There is still a sense of movement and progression in life. But it is a perspective shift akin to riding a train and deciding that you are now in the stationary frame of reference. I’m sitting nice and easy in the present moment as life itself moves about. I’m still jogging, but I’m jogging in place as the forest trees of Angkor Wat decide to brush past me at high speed. There are some locations (aka goals) that would be nice for my life to flow to, but I’m not living in order to flow to them, I’m living while keeping an eye out for them as part of my living.
The question naturally arose: If all of this is for my living, then what is it that I am actually living for?
But why must I live for anything? Why must I justify my own existence, even to myself? Why shouldn’t I simply live?

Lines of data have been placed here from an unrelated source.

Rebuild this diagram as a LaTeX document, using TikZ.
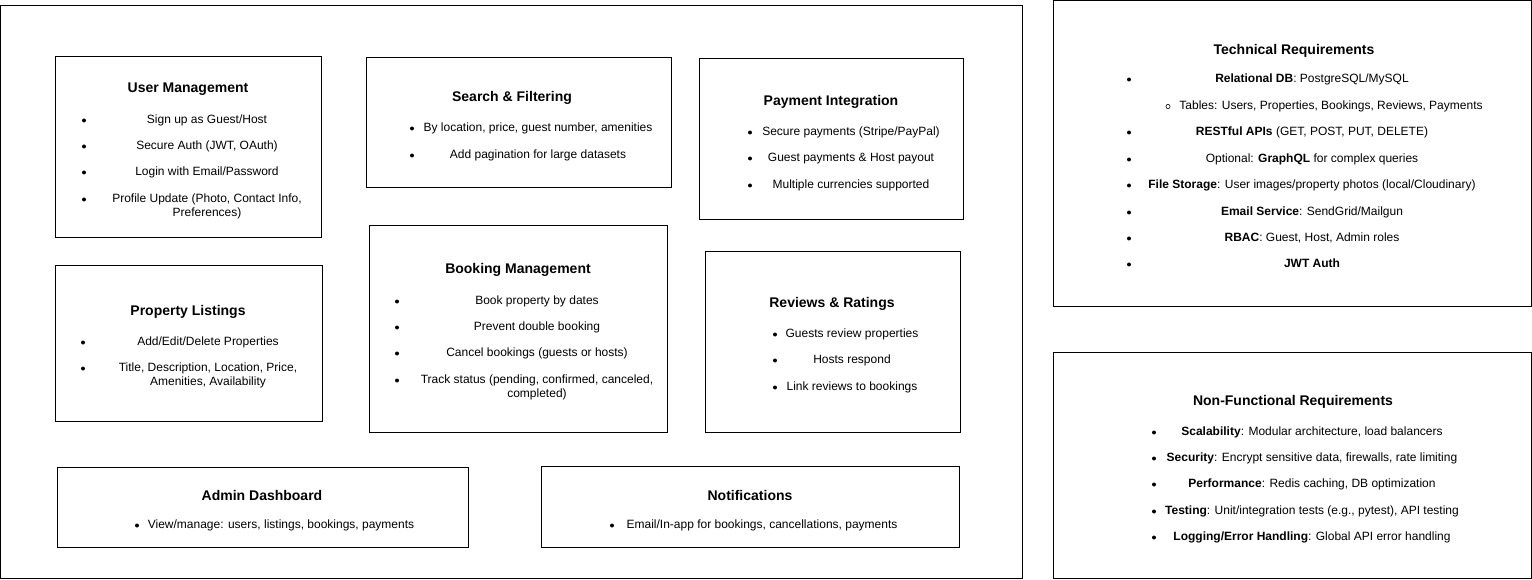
\documentclass[tikz,border=0pt]{standalone}
\usepackage{fontspec}
\setmainfont{Liberation Sans}
\tikzset{
  box/.style={draw, line width=1pt, inner sep=0pt, outer sep=0pt, anchor=north west},
  ttl/.style={font=\fontsize{14}{16}\selectfont\bfseries, inner sep=0pt, yshift=-2pt},
  itm/.style={font=\fontsize{12}{14.5}\selectfont, align=center, inner sep=0pt, text height=8.6pt, text depth=2.5pt, yshift=-2pt},
  itmm/.style={font=\fontsize{12}{14.5}\selectfont, align=center, inner sep=0pt, yshift=-2pt},
  dot/.style={circle, fill, inner sep=0pt, minimum size=4pt, yshift=-2.5pt},
  odot/.style={circle, draw, line width=0.6pt, inner sep=0pt, minimum size=4.2pt, yshift=-2.5pt}
}
\newcommand\li[5]{\node[dot] (#1b) at (#2,#4) {}; \node[itm] (#1) at (#3,#4) {#5};}
\newcommand\lii[5]{\node[dot] (#1b) at (#2,#4) {}; \node[itmm] (#1) at (#3,#4+7.25) {#5};}
\begin{document}
\begin{tikzpicture}[x=1pt,y=-1pt]
\useasboundingbox (0,0) rectangle (1532,580);
% outer frame
\node[box, minimum width=1022pt, minimum height=572pt] (outer) at (0.5,6) {};
% boxes
\node[box, minimum width=266pt, minimum height=181pt] (um) at (55,57) {};
\node[box, minimum width=305pt, minimum height=130pt] (sf) at (366,58) {};
\node[box, minimum width=264pt, minimum height=161pt] (pi) at (699,59) {};
\node[box, minimum width=267pt, minimum height=155pt] (pl) at (55,266) {};
\node[box, minimum width=298pt, minimum height=206pt] (bm) at (369,226) {};
\node[box, minimum width=255pt, minimum height=180pt] (rr) at (705,252) {};
\node[box, minimum width=411pt, minimum height=80pt] (ad) at (57,467) {};
\node[box, minimum width=418pt, minimum height=81pt] (nt) at (541,466) {};
\node[box, minimum width=478pt, minimum height=305pt] (tr) at (1053,1) {};
\node[box, minimum width=478pt, minimum height=226pt] (nf) at (1053,352) {};
% User Management
\node[ttl] (umt) at (188,87) {User Management};
\li{um1}{84}{207}{118}{Sign up as Guest/Host}
\li{um2}{84}{207}{144}{Secure Auth (JWT, OAuth)}
\li{um3}{84}{207}{170}{Login with Email/Password}
\lii{um4}{84}{207}{197}{Profile Update (Photo, Contact Info,\\Preferences)}
% Search & Filtering
\node[ttl] (sft) at (512,96) {Search \& Filtering};
\li{sf1}{412}{538}{126}{By location, price, guest number, amenities}
\li{sf2}{412}{538}{153}{Add pagination for large datasets}
% Payment Integration
\node[ttl] (pit) at (831,100) {Payment Integration};
\li{pi1}{750}{851}{130}{Secure payments (Stripe/PayPal)}
\li{pi2}{750}{851}{156}{Guest payments \& Host payout}
\li{pi3}{750}{851}{183}{Multiple currencies supported}
% Property Listings
\node[ttl] (plt) at (188,310) {Property Listings};
\li{pl1}{83}{208}{340}{Add/Edit/Delete Properties}
\lii{pl2}{83}{208}{366}{Title, Description, Location, Price,\\Amenities, Availability}
% Booking Management
\node[ttl] (bmt) at (518,268) {Booking Management};
\li{bm1}{397}{537}{299}{Book property by dates}
\li{bm2}{397}{537}{325}{Prevent double booking}
\li{bm3}{397}{537}{351}{Cancel bookings (guests or hosts)}
\lii{bm4}{397}{537}{378}{Track status (pending, confirmed, canceled,\\completed)}
% Reviews & Ratings
\node[ttl] (rrt) at (832,302) {Reviews \& Ratings};
\li{rr1}{775}{852}{332}{Guests review properties}
\li{rr2}{775}{852}{358}{Hosts respond}
\li{rr3}{775}{852}{385}{Link reviews to bookings}
% Admin Dashboard
\node[ttl] (adt) at (262,493) {Admin Dashboard};
\li{ad1}{137}{281}{523}{View/manage: users, listings, bookings, payments}
% Notifications
\node[ttl] (ntt) at (750,493) {Notifications};
\li{nt1}{612}{762}{523}{Email/In-app for bookings, cancellations, payments}
% Technical Requirements
\node[ttl] (trt) at (1294,49) {Technical Requirements};
\li{tr1}{1129}{1312}{77}{\textbf{Relational DB}: PostgreSQL/MySQL}
\node[odot] (tr2b) at (1168,104) {};
\node[itm] (tr2) at (1331,104) {Tables: Users, Properties, Bookings, Reviews, Payments};
\li{tr3}{1129}{1312}{130}{\textbf{RESTful APIs} (GET, POST, PUT, DELETE)}
\li{tr4}{1129}{1312}{157}{Optional: \textbf{GraphQL} for complex queries}
\li{tr5}{1129}{1312}{183}{\textbf{File Storage}: User images/property photos (local/Cloudinary)}
\li{tr6}{1129}{1312}{210}{\textbf{Email Service}: SendGrid/Mailgun}
\li{tr7}{1129}{1312}{236}{\textbf{RBAC}: Guest, Host, Admin roles}
\li{tr8}{1129}{1312}{262}{\textbf{JWT Auth}}
% Non-Functional Requirements
\node[ttl] (nft) at (1293,400) {Non-Functional Requirements};
\li{nf1}{1154}{1312}{430}{\textbf{Scalability}: Modular architecture, load balancers}
\li{nf2}{1154}{1312}{456}{\textbf{Security}: Encrypt sensitive data, firewalls, rate limiting}
\li{nf3}{1154}{1312}{482}{\textbf{Performance}: Redis caching, DB optimization}
\li{nf4}{1154}{1312}{509}{\textbf{Testing}: Unit/integration tests (e.g., pytest), API testing}
\li{nf5}{1154}{1312}{535}{\textbf{Logging/Error Handling}: Global API error handling}
\end{tikzpicture}
\end{document}
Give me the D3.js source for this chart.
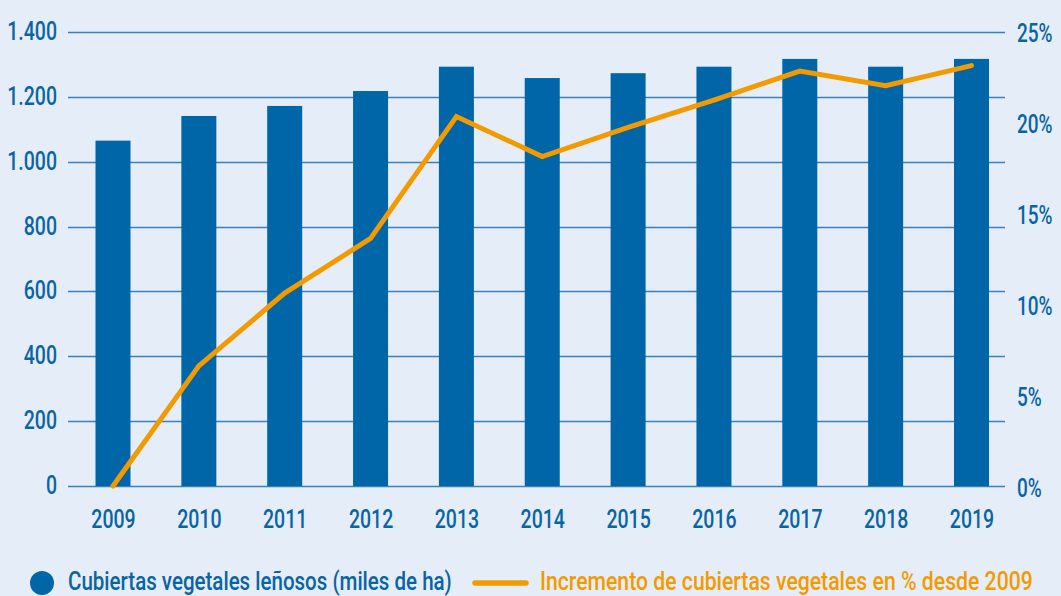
<!DOCTYPE html>
<html>
<head>
<meta charset="utf-8">
<script src="https://cdn.jsdelivr.net/npm/d3@7"></script>
<style>
  html, body { margin: 0; padding: 0; background: #e5eef8; }
  svg { display: block; }
  text { font-family: Roboto, "DejaVu Sans Condensed", sans-serif; font-weight: 500; }
</style>
</head>
<body>
<svg id="chart" width="1061" height="596"></svg>
<script>
// ---- data ----
const years = ["2009","2010","2011","2012","2013","2014","2015","2016","2017","2018","2019"];
const coverValues = [1065, 1141, 1172, 1218, 1293, 1258, 1273, 1293, 1317, 1293, 1317];
const increasePct = [0, 6.6, 10.6, 13.6, 20.3, 18.1, 19.7, 21.2, 22.8, 22.0, 23.1];
const leftTicks = [0, 200, 400, 600, 800, 1000, 1200, 1400];
const rightTicks = [0, 5, 10, 15, 20, 25];
const legendLabels = ["Cubiertas vegetales leñosos (miles de ha)", "Incremento de cubiertas vegetales en % desde 2009"];

// ---- style ----
const W = 1061, H = 596;
const blue = "#0066a8", orange = "#f39a00", grid = "#3a80bb", textBlue = "#0a64a4";
const svg = d3.select("#chart");
svg.append("rect").attr("width", W).attr("height", H).attr("fill", "#e5eef8");

const x = d3.scalePoint().domain(years).range([113, 971.5]);
const barW = 35;
const yL = d3.scaleLinear().domain([0, 1400]).range([486, 32]);
const yR = d3.scaleLinear().domain([0, 25]).range([486, 31]);

function condense(k) {
  return sel => sel.each(function () {
    const w = this.getComputedTextLength();
    d3.select(this).attr("textLength", w * k).attr("lengthAdjust", "spacingAndGlyphs");
  });
}

// gridlines
svg.append("g").selectAll("line").data(leftTicks).join("line")
  .attr("x1", 68).attr("x2", 1005)
  .attr("y1", d => Math.round(yL(d)) + 0.5).attr("y2", d => Math.round(yL(d)) + 0.5)
  .attr("stroke", grid).attr("stroke-width", 1.3);

// left axis labels
const leftAxis = d3.axisLeft(yL).tickValues(leftTicks).tickSize(0).tickPadding(0)
  .tickFormat(d => d3.format(",")(d).replace(/,/g, "."));
const gL = svg.append("g").attr("transform", "translate(57,-1.5)").call(leftAxis);
gL.select(".domain").remove();
gL.selectAll("text").attr("font-size", 25).attr("fill", textBlue).attr("dy", "0.36em")
  .attr("font-family", null).call(condense(0.78));

// right axis labels (horizontally condensed by a transform)
const rightAxis = d3.axisRight(yR).tickValues(rightTicks).tickSize(0).tickPadding(0)
  .tickFormat(d => d + "%");
const gR = svg.append("g").attr("transform", "translate(1017,1.5)").call(rightAxis);
gR.select(".domain").remove();
gR.selectAll("text").attr("font-size", 25).attr("fill", textBlue).attr("dy", "0.36em")
  .attr("font-family", null).attr("x", 0).attr("transform", "scale(0.76,1)");

// bars
svg.append("g").selectAll("rect").data(years).join("rect")
  .attr("x", (d) => x(d) - barW / 2)
  .attr("width", barW)
  .attr("y", (d, i) => yL(coverValues[i]))
  .attr("height", (d, i) => yL(0) - yL(coverValues[i]))
  .attr("fill", blue);

// x axis labels
const xAxis = d3.axisBottom(x).tickSize(0).tickPadding(0);
const gX = svg.append("g").attr("transform", "translate(0,510)").call(xAxis);
gX.select(".domain").remove();
gX.selectAll("text").attr("font-size", 25).attr("fill", textBlue).attr("dy", "0.71em")
  .attr("font-family", null).call(condense(0.78));

// line
const line = d3.line().x((d, i) => x(years[i])).y(d => yR(d));
svg.append("path").datum(increasePct).attr("d", line)
  .attr("fill", "none").attr("stroke", orange).attr("stroke-width", 5)
  .attr("stroke-linejoin", "miter").attr("stroke-linecap", "round");

// legend (text condensed to target width by a scale transform)
function fitText(g, x0, y0, width, label, color) {
  const t = g.append("text").attr("font-size", 25).attr("fill", color).text(label);
  const w = t.node().getComputedTextLength();
  t.attr("transform", `translate(${x0},${y0}) scale(${width / w},1)`);
}
const lg = svg.append("g");
lg.append("circle").attr("cx", 42).attr("cy", 583).attr("r", 12).attr("fill", blue);
fitText(lg, 68, 590, 384, legendLabels[0], textBlue);
lg.append("line").attr("x1", 475).attr("x2", 526).attr("y1", 583).attr("y2", 583)
  .attr("stroke", orange).attr("stroke-width", 5.5).attr("stroke-linecap", "round");
fitText(lg, 540, 590, 493, legendLabels[1], orange);
</script>
</body>
</html>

Old me would’ve asked, “But what do you mean by ‘live’? What are you actually doing when you ‘live’? That’s pretty tautological, don’t you think?” Of course. It’s so tautological that the ouroboros collapses in on itself into the infinitesimal present moment. Whatever you’re doing right now is living. Observe yourself living, and observe the environment in which you find yourself living. That’s living too. Observe yourself living again — that is, observe yourself observing yourself living — ad infinitum. I don’t know about you, but when I do that, I find myself squarely rooted in the sights, sounds, smells, touch and feel of the here and now. I find that I’m alive.